Loneliness has become an increasing problem in our relationships today. In fact, if you are living in a marriage without receiving love or being able to express heartfelt thoughts and feelings, you struggle to have a meaningful relationship. Heartache and loneliness results from disappointment of not having your dreams fulfilled by the most important people in your life. Everyone yearns and desires in a relationship: to be loved, accepted, respected, and appreciated by another person. However, when you don’t receive those desires your dreams can be crushed. It would be natural to dream of having these basic human desires met by your mate, but disappointing to have those dreams crushed because your mate is incapable of fulfilling them.

Not true to yourself
When you live with a mate that is either unavailable to meet your emotional needs or unable to communicate positive, tender emotions, you are living with common and subtle forms of disrespect that have often been misunderstood and are devastating problems that can be hard to identify. Most of the time, the unemotional mate is unaware of his or her lack of emotions, which leaves the other mate struggling to get emotional needs met. When you live without the opportunity to communicate what is in your heart and mind, you will not feel loved, respected, and accepted. If you feel trapped or unable to change your situation, you can eventually believe your only choices are to resign yourself to live in a loveless, unsatisfying relationship or decide to become one more divorce statistic.

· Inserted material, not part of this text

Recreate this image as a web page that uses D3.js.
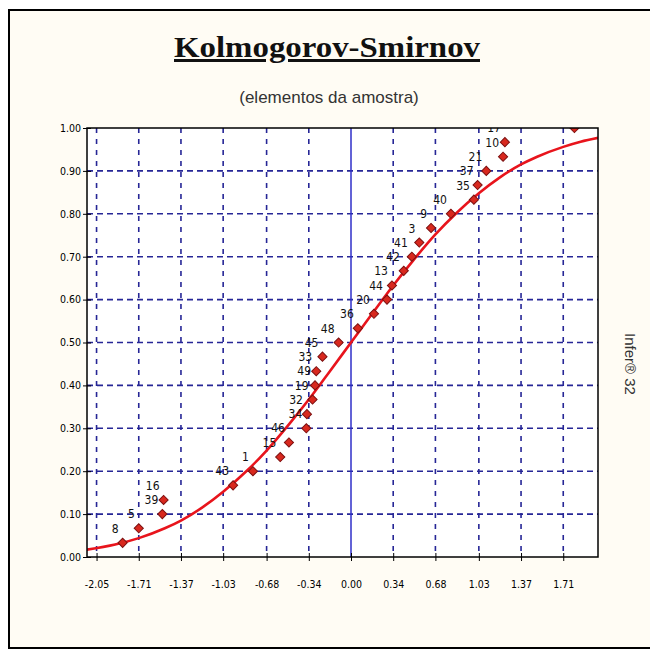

You are not true to yourself if you believe for one minute you must exist in a relationship without love or emotions. When you only exist in a relationship, you become physically, spiritually, and emotionally unfaithful to yourself, the relationship, and to God. You are not true to what you want and need, not true to what God wants or needs from you, not true to what your mate wants or needs from you, and not living up to what your children deserve from you! You may believe you are having a loving and satisfying relationship, despite the loneliness you feel. Unfortunately, you probably are not fully aware of what the truth is for your life. Like so many others, you may not know what a meaningful, loving, satisfying, and close relationship looks or feels like. As a result, you settle for living with less of a relationship than what you really deserve.